I do think complexity could be part of why we don't have many options here, but I don't agree that a layout engine is too difficult to maintain. More of the issue is that CSS layout (and maybe layout in general) is not widely well-understood. I've almost _never_ come across people interested in layout because generally it's a few properties to get something working and then you move on.

> few organizations have the resources to maintain a rendering engine long-term

I'm curious are there other instances of this happening than Edge switching to Blink? That event was one of my main motivators; it felt like further consolidation of obscure knowledge.

Opera switched from Presto to Blink, too.

Very fun project! Did you ever consider integrating with web-platform-tests? It's shared between all the common browser vendors, and we're always interested in more contributors :-)

> Opera switched from Presto to Blink, too

True. But I wonder if there are more special-purpose engines similar to Prince that have been abandoned.

> Did you ever consider integrating with web-platform-tests?

I've run some of the WPT tests manually, but I don't yet have <style> support, and some of them use <script> I think? That's a path I'm wary of (eval()?) but I could have a special mode just for tests.

I did discover lots of weird corners that would be great to make some WPT tests for. Definitely something I want to do!
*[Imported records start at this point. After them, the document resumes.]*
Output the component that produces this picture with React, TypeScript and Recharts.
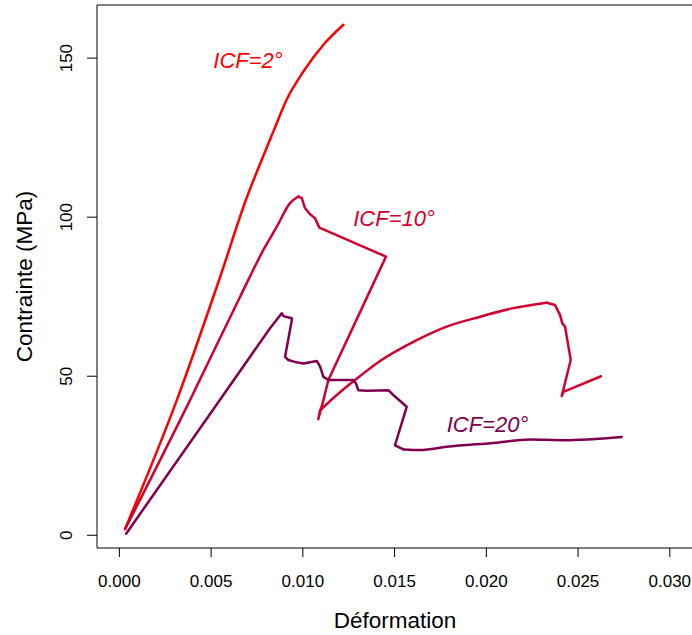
import React from "react";
import { LineChart, Line, XAxis, YAxis, ReferenceLine, Customized } from "recharts";

// ICF = 2°
const icf2Strain = [0.00031, 0.00313, 0.00549, 0.00694, 0.00767, 0.00839, 0.00912, 0.01003, 0.01112, 0.01221];
const icf2Stress = [2.0, 42.5, 81.2, 106.1, 116.8, 126.9, 137.0, 145.8, 154.2, 160.5];

// ICF = 10°
const icf10Strain = [
  0.00031, 0.00385, 0.00658, 0.00785, 0.00858, 0.0093, 0.00975, 0.00994, 0.01012, 0.01039, 0.01066, 0.0109,
  0.01453, 0.01139, 0.01112, 0.01084, 0.01094, 0.01185, 0.01284, 0.01421, 0.01602, 0.01784, 0.01966, 0.02147,
  0.02329, 0.02374, 0.02402, 0.02414, 0.02429, 0.0246, 0.02411, 0.0242, 0.02625,
];
const icf10Stress = [
  1.9, 42.5, 75.0, 89.7, 97.0, 104.4, 106.5, 106.0, 102.8, 100.9, 99.7, 96.7,
  87.6, 48.8, 42.5, 36.5, 39.3, 44.1, 48.8, 54.8, 60.8, 65.6, 68.7, 71.4,
  73.1, 72.4, 69.2, 66.6, 65.6, 55.1, 43.8, 45.1, 50.0,
];

// ICF = 20°
const icf20Strain = [
  0.00037, 0.0054, 0.00821, 0.00885, 0.00894, 0.0094, 0.0094, 0.00903, 0.00921, 0.00957, 0.01003, 0.01076,
  0.01094, 0.01112, 0.01139, 0.01275, 0.0129, 0.01302, 0.01348, 0.01466, 0.01493, 0.01566, 0.01502, 0.01548,
  0.01639, 0.01784, 0.02057, 0.02238, 0.0242, 0.02738,
];
const icf20Stress = [
  0.5, 41.9, 65.1, 69.8, 68.9, 68.2, 67.7, 56.1, 55.1, 54.5, 54.0, 54.8,
  53.0, 49.8, 48.8, 48.8, 47.7, 45.6, 45.4, 45.6, 44.1, 40.4, 28.3, 27.0,
  26.8, 27.8, 29.1, 30.1, 29.9, 30.9,
];

const xTicks = [0, 0.005, 0.01, 0.015, 0.02, 0.025, 0.03];
const yTicks = [0, 50, 100, 150];

// pieces of each curve: [first index, last index, curve type] (smooth parts vs sharp corners)
const icf2Pieces: [number, number, string][] = [[0, 9, "monotone"]];
const icf10Pieces: [number, number, string][] = [
  [0, 6, "monotone"],
  [6, 16, "linear"],
  [16, 24, "monotone"],
  [24, 32, "linear"],
];
const icf20Pieces: [number, number, string][] = [
  [0, 23, "linear"],
  [23, 29, "monotone"],
];

const series = [
  { name: "ICF=2°", xs: icf2Strain, ys: icf2Stress, pieces: icf2Pieces, color: "#FF0000" },
  { name: "ICF=10°", xs: icf10Strain, ys: icf10Stress, pieces: icf10Pieces, color: "#D2002E" },
  { name: "ICF=20°", xs: icf20Strain, ys: icf20Stress, pieces: icf20Pieces, color: "#80004F" },
];

const toPoints = (xs: number[], ys: number[], from: number, to: number) =>
  xs.slice(from, to + 1).map((x, i) => ({ x, y: ys[from + i] }));

const FONT = "'Liberation Sans', Arial, sans-serif";

const XTick = (props: any) => (
  <text x={props.x} y={587} textAnchor="middle" fontFamily={FONT} fontSize={17} fill="#000">
    {props.payload.value.toFixed(3)}
  </text>
);

const YTick = (props: any) => (
  <text
    x={72}
    y={props.y}
    transform={`rotate(-90, 72, ${props.y})`}
    textAnchor="middle"
    fontFamily={FONT}
    fontSize={17}
    fill="#000"
  >
    {props.payload.value}
  </text>
);

const Annotations = () => (
  <g fontFamily={FONT}>
    <text x={395} y={628} textAnchor="middle" fontSize={22.5} fill="#000">
      Déformation
    </text>
    <text x={32} y={276.5} transform="rotate(-90, 32, 276.5)" textAnchor="middle" fontSize={22.5} fill="#000">
      Contrainte (MPa)
    </text>
    <text x={248} y={68} textAnchor="middle" fontSize={22} fontStyle="italic" fill="#FF0000">
      ICF=2°
    </text>
    <text x={394} y={226} textAnchor="middle" fontSize={22} fontStyle="italic" fill="#D2002E">
      ICF=10°
    </text>
    <text x={487.5} y={431.5} textAnchor="middle" fontSize={22} fontStyle="italic" fill="#80004F">
      ICF=20°
    </text>
  </g>
);

export default function App() {
  return (
    <div style={{ position: "absolute", left: 0, top: 0, background: "#fff" }}>
      <LineChart width={692} height={635} margin={{ top: 5, right: 0, bottom: 0, left: 0 }}>
        <XAxis
          dataKey="x"
          type="number"
          domain={[-0.00122, 0.03121]}
          ticks={xTicks}
          allowDataOverflow
          height={87}
          tickSize={9}
          axisLine={{ stroke: "#000" }}
          tickLine={{ stroke: "#000" }}
          tick={XTick}
        />
        <YAxis
          dataKey="y"
          type="number"
          domain={[-4, 166.7]}
          ticks={yTicks}
          allowDataOverflow
          width={97}
          tickSize={10}
          axisLine={{ stroke: "#000" }}
          tickLine={{ stroke: "#000" }}
          tick={YTick}
        />
        <ReferenceLine y={166.7} stroke="#000" />
        {series.map((s) =>
          s.pieces.map(([from, to, type], k) => (
            <Line
              key={`${s.name}-${k}`}
              data={toPoints(s.xs, s.ys, from, to)}
              dataKey="y"
              type={type as any}
              stroke={s.color}
              strokeWidth={2.5}
              strokeLinecap="round"
              strokeLinejoin="round"
              dot={false}
              activeDot={false}
              isAnimationActive={false}
            />
          ))
        )}
        <Customized component={Annotations} />
      </LineChart>
    </div>
  );
}
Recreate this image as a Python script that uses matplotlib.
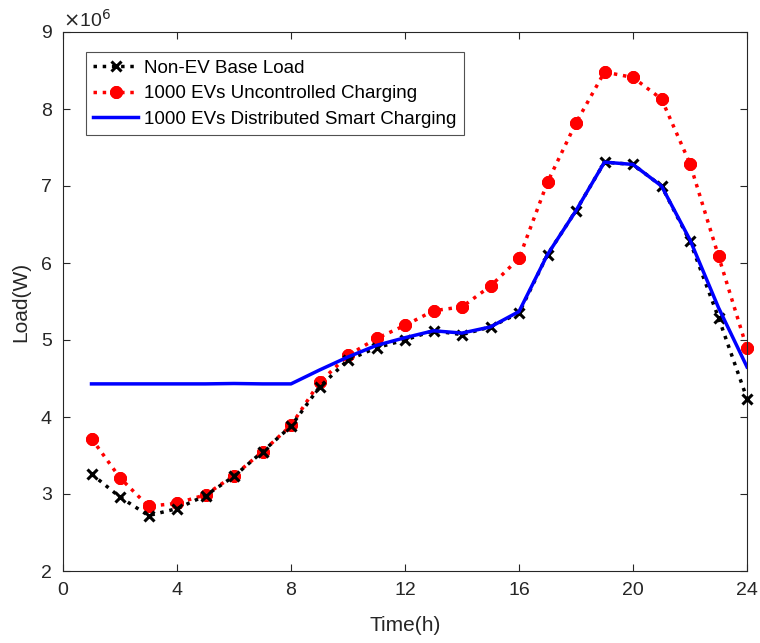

Yes, a _lot_ of WPT tests depend on <script>. But there's also a bunch of ref-tests, where you just check that A and B match pixel for pixel (where B is typically written in the most obvious, dumb way possible). It lets you test advanced features in terms of simple ones. But yes, you'd need selector support in particular.
I maintain a standalone web layout engine[0] (currently implementing Flexbox and CSS Grid) which has no scripting support. WPT layout tests using <script> is a major blocker to us running WPT tests against our library. Yoga (used by React Native) is in a similar position.

Do you think the WPT would accept pull requests replacing such tests with equivalent tests that don't use <script> (perhaps using a build script to generate multiple tests instead - or simply writing out the tests longhand)?

I could run against only the ref-tests, but if I can't get full coverage then the WPT seems to provide little value over our own test suite.

[0]: https://github.com/DioxusLabs/taffy

I don't decide WPT policies (and I honestly don't know who does), but I'm pretty sure using a build script would be right out, as WPT is deeply embedded in a lot of other projects. E.g., if you made a build script, you would need to add support for running that script in Blink and in Gecko and in WebKit, and their multiple different runners, and probably also various CI systems.

As for the second option, I don't actually know. If it becomes 10x as long, I would assume you get a no for maintainability and readability reasons. If it's 20% longer and becomes no less clear, I'd say give it a try with a couple tests first? It's possible that the WPT would be interested in expanding its scope to a wider web platform than just browsers. You would probably never get people to stop writing JS-dependent tests, though, so you would need to effectively maintain this yourself.

Of course, for a bunch of tests you really can't do without <script>, given that a lot of functionality is either _about_ scripting support (e.g. CSSOM), intimately tied to it (e.g. invalidation) or will be tested only rather indirectly by other forms of tests (e.g. computed values, as opposed to used values or specified values or actual values or …).